Have you ever been so grieved over a matter that you thought you might lose it…in public? This is how I felt last Sunday at church. It is not that I don’t feel that I can’t cry at church, but I wanted to break down and sob, and I just felt that I needed to hold it together. I am the kind of “suffer-in-silence” type. Not many people know that I have been suffering on behalf of the two little foster boys I mentioned in an earlier post. After yesterday, I may never see either one of them again. The realization that they may be leaving my life last week was terribly painful.
I cry mostly about it at night after everyone has gone to bed and I am just alone – me and God. Sometimes I tell God that if He doesn’t work it out for me to have these little boys I might lose my mind. While I may give way to a prayer of desperation, such as this, from time to time, I am not sure it is very effective.

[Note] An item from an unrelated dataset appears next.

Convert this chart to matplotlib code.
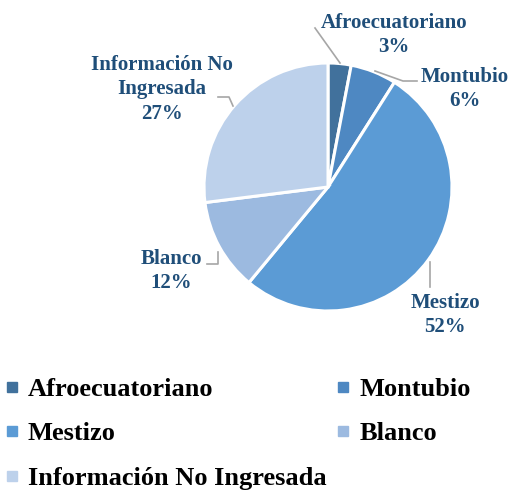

So, while I was standing in church last Sunday fighting back tears, I tried to instead focus on the words of the worship music and sing them instead. This was not because I am “so spiritual”, but because I would have focused on anything I could find at that moment in order to maintain my composure. The particular song that we were singing had some lyrics that could apply to my situation and feelings, and I began to sing them with conviction. I can’t remember which song it was, but the words were about trusting and thanking God. In that moment of singing those words while hushing my inner anguish, something inside of me changed. I could literally feel a calming in my spirit.
Now, in principal I know that what I just did is how we are supposed to pray in confidence, but I had never before experienced the contrast. We typically pray one way or the other; rarely do we start one way and end up another way in prayer over urgent issues. I went from being on the edge of losing my wits to regaining my sense of security in God. I remember thinking how much better I feel praying in confidence as opposed to how I feel when crying out in desperation. Not only did I feel better, but I also felt that this way was more pleasing to God.
I have thought about the difference I felt several times since, and that is when this scripture came to my mind:
“Be anxious for nothing, but in everything by prayer and supplication, with thanksgiving, let your requests be made known to God; and the peace of God, which surpasses all understanding, will guard your hearts and minds through Christ Jesus. ~ Philippians 4:6-7.
Surely, you have heard this scripture before, as we Christians quote it often. But do you know what part of this scripture I think gives this principal success? It is the part that says, “with thanksgiving”.
God says, “Be anxious for nothing”
Then He says, “but, …” or I might say, “instead…in EVERY kind of prayer …make [my] requests known WITH THANKSGIVING…and the PEACE of God will exceed what I know and GUARD my HEART and MIND through Christ Jesus.
Thanksgiving is a guard for our hearts and minds because it gives us peace, and may keep us from crying out for things that are not God-ordained. I wanted to scream for help. I wanted to get down in the floor for a good squall. I wanted to lose myself in my overwhelming feelings of desperation and grief over these children. There are times when a good cry is OK, but I was feeling this way all the time about these boys and on the verge of an outburst at any given moment. I had to get a grip, and I also needed to rest this issue at the feet of Jesus. I am committed to living providentially, not emotionally. My emotions wanted to snatch them up and hide them out in my house, which is not only illegal, but it is also not God’s will. As commendable my desire is to take on these two little boys, I am still trying to find out if that is God’s will. Anxiousness does not lead me to discerning God’s will!
You cannot feel both anxiousness and thankfulness at the same time.
One of those two emotions has to go. Last Sunday morning I somehow managed to choose thankfulness over a desperate and anxious spirit that yielded a calming influence, which guarded my heart and mind from completely flipping out. It is in this emotional posture that I can pray more effectively. I do not know how what I am praying about will turnout, but I do know this…no matter what I am praying about, I cannot be anxious over it. I either trust God or I don’t. I must thank Him that He is in control, and that He is sovereign. Anxiousness drives me to a place of desperate pleas for what may or may not be God’s will.
For Organizing Your Prayer Closet: Take that one issue that you may be feeling anxious over and begin to add thankful comments to your prayer regarding that issue. Feel free to add worship music in the background of your formal prayer time as well. Let me know if you feel the difference.